Move over for flashing lights. Law enforcement, tow trucks and other emergency vehicles will assist motorists involved in crashes or who become stranded. People should always look for flashing lights and move over at least one lane as soon as possible to protect themselves and those working on the side of the road. If drivers cannot move over, they’re encouraged to slow down.

Winter survival kit

  • Winter weather can pose a deadly threat in mere minutes for any unprepared person exposed to the elements.

  • Drivers can become stranded for long periods of time anywhere.

  • Stranded drivers should stay in their vehicle to take shelter from the elements.

  • Response from law enforcement may be delayed due to weather conditions, lack of cellphone service, or an increase in calls for help.

  • A winter survival kit should be kept in all vehicles in the event of spin-outs and/or breakdowns.

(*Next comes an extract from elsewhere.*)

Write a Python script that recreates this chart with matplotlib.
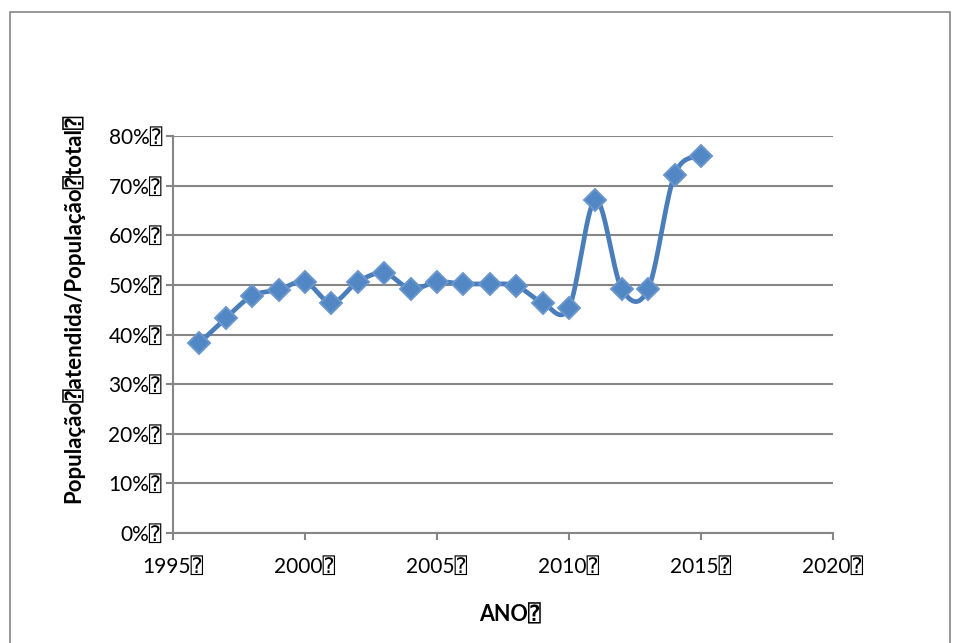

  • This kit should include the following items: boots, jackets, gloves, blankets, a cellphone charger, flashlight with spare batteries, bottled water and snacks, booster cables, basic tools, sand or cat litter, a red bandana, a pencil and paper.

If stranded

  • If stranded and need to call 911, make sure to know the exact location, especially if in an unfamiliar area.

  • Dispatchers can send help more quickly with a precise address, mile marker or cross street information.

  • Follow instructions; stranded motorists may be told to stay where they are and wait for rescuers.

  • Drivers should not hang up until they know what will happen next.

Carbon monoxide

  • Carbon monoxide poisoning incidents peak when it is cold and snowy due to increased use of heat sources like fireplaces and wood stoves. Blowing snow can also block exhaust vents on the sides or tops of homes.

  • Clear snow from outdoor furnace, dryer, fireplace or oven vents and test CO alarms to ensure they are working properly. A CO alarm should be on each level of a home and within 10 feet of sleeping rooms.

Safe heating

  • Space heaters and other alternative heat sources are a go-to for many Minnesotans but the devices need to be used with extreme caution.

  • Keep portable heaters 3 feet from anything that can burn.

  • Never leave portable heaters unattended or sleep with them on.

Clear hydrants

  • It can take firefighters precious time to dig out a hydrant covered in snow in the event of a house fire. Clear a 3-foot path around neighborhood fire hydrants.